- AIM
Check each line of the material below, and copy it if it holds the string "with".
________________________________________
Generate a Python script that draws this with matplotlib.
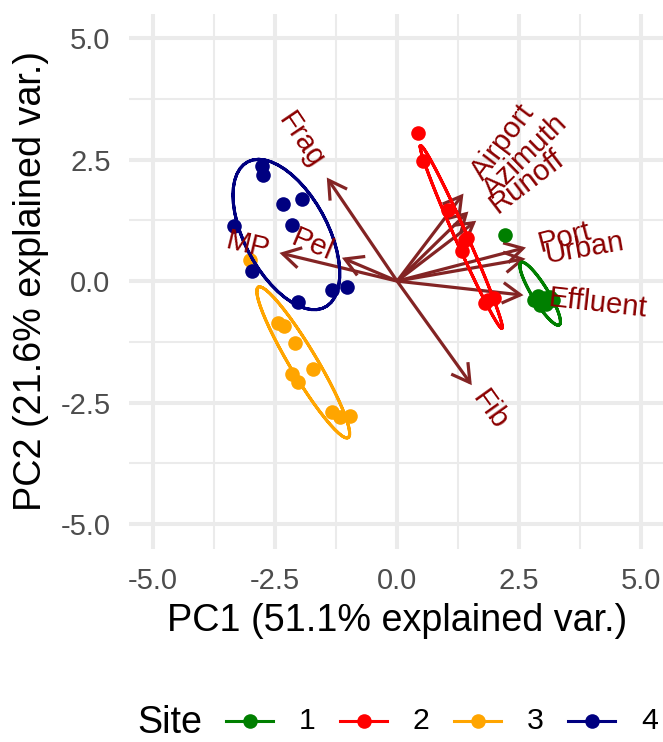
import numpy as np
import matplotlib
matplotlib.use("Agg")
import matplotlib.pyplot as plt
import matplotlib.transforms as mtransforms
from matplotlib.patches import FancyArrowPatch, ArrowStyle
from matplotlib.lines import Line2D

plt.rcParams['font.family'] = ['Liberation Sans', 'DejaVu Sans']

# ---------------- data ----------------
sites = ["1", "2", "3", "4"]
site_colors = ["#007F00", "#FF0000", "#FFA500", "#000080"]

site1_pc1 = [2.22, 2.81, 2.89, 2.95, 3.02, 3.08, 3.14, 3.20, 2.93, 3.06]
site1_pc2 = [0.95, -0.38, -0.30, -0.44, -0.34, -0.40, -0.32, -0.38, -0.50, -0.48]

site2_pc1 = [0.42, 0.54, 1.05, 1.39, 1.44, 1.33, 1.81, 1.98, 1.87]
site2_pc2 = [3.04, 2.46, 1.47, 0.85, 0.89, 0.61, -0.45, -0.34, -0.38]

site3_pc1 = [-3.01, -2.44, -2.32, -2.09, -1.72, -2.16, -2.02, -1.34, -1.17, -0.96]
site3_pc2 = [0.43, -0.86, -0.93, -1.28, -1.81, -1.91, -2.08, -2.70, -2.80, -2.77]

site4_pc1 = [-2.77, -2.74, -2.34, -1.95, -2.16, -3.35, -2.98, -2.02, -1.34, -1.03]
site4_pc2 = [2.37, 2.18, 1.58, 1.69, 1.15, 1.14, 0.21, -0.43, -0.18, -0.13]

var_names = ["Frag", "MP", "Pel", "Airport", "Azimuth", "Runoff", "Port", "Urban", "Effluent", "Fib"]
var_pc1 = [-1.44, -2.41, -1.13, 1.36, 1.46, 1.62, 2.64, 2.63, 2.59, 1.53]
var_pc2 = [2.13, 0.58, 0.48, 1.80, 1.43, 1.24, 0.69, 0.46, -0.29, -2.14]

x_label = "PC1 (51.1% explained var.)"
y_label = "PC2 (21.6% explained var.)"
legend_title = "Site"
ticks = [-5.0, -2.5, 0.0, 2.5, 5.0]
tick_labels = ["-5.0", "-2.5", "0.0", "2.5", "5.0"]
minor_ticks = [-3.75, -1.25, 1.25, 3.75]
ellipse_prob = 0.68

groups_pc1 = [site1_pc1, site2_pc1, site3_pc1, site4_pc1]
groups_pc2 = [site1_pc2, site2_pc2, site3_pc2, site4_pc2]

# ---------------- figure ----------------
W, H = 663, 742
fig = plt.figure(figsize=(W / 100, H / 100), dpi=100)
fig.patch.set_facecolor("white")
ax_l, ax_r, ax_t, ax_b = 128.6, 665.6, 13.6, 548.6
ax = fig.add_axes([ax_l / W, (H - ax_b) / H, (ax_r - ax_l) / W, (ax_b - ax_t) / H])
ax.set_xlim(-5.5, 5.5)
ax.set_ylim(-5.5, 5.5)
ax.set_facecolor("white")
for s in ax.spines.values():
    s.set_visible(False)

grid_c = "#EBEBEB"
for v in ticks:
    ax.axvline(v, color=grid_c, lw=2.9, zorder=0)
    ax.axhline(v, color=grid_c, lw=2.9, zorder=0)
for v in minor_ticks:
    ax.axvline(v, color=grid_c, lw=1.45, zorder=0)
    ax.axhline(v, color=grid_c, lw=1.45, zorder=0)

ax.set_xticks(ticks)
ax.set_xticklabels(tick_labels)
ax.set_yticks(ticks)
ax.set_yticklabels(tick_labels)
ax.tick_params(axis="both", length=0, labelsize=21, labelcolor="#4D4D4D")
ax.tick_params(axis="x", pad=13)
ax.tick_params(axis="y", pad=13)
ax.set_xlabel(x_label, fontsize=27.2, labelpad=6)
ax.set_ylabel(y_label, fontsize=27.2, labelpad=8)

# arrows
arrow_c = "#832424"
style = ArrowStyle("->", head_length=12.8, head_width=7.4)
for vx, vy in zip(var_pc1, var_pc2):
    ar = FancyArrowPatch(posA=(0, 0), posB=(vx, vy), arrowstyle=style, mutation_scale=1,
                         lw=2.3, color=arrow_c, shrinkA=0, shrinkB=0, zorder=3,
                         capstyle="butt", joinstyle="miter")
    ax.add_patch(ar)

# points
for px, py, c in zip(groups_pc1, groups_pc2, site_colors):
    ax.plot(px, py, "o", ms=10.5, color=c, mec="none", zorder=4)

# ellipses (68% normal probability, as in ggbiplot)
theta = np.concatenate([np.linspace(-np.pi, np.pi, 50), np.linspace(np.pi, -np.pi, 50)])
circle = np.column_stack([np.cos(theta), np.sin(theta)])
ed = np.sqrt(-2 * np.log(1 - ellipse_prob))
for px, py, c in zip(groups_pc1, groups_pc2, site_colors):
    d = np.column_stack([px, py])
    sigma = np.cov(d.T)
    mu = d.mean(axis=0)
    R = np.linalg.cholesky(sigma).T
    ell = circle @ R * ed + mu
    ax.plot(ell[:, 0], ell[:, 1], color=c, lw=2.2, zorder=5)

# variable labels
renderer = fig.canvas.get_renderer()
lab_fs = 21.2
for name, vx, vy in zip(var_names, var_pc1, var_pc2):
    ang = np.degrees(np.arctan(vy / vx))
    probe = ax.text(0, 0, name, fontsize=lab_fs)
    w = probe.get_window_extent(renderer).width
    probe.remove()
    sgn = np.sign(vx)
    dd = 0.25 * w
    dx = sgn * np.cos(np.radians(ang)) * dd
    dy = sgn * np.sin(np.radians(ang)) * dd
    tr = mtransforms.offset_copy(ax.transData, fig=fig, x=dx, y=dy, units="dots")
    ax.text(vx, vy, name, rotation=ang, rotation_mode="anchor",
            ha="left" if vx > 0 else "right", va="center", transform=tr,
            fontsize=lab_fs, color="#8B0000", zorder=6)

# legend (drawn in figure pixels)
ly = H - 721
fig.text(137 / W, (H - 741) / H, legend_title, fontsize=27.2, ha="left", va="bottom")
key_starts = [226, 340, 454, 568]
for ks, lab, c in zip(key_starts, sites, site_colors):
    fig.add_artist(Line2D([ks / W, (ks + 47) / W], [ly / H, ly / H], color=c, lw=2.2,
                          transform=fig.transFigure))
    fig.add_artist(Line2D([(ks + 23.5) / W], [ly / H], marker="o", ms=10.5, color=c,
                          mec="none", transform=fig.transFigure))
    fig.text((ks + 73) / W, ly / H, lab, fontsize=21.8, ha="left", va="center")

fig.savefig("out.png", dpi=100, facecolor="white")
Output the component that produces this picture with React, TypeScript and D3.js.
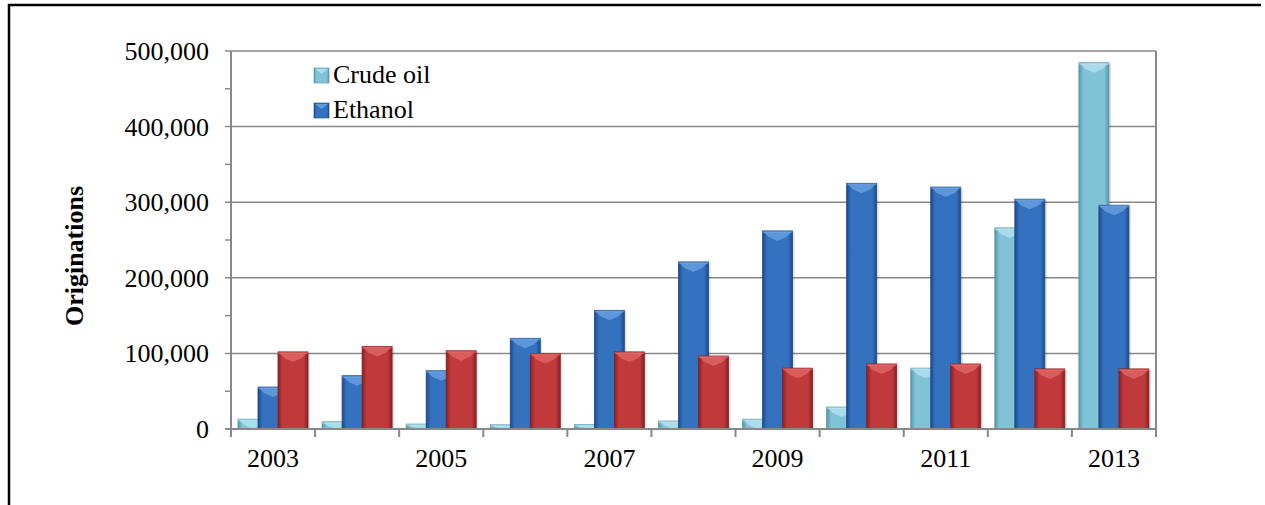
________________________________________
- FULL RESPONSE
Generate a Python script that draws this with matplotlib.
Output the component that produces this picture with React, TypeScript and D3.js.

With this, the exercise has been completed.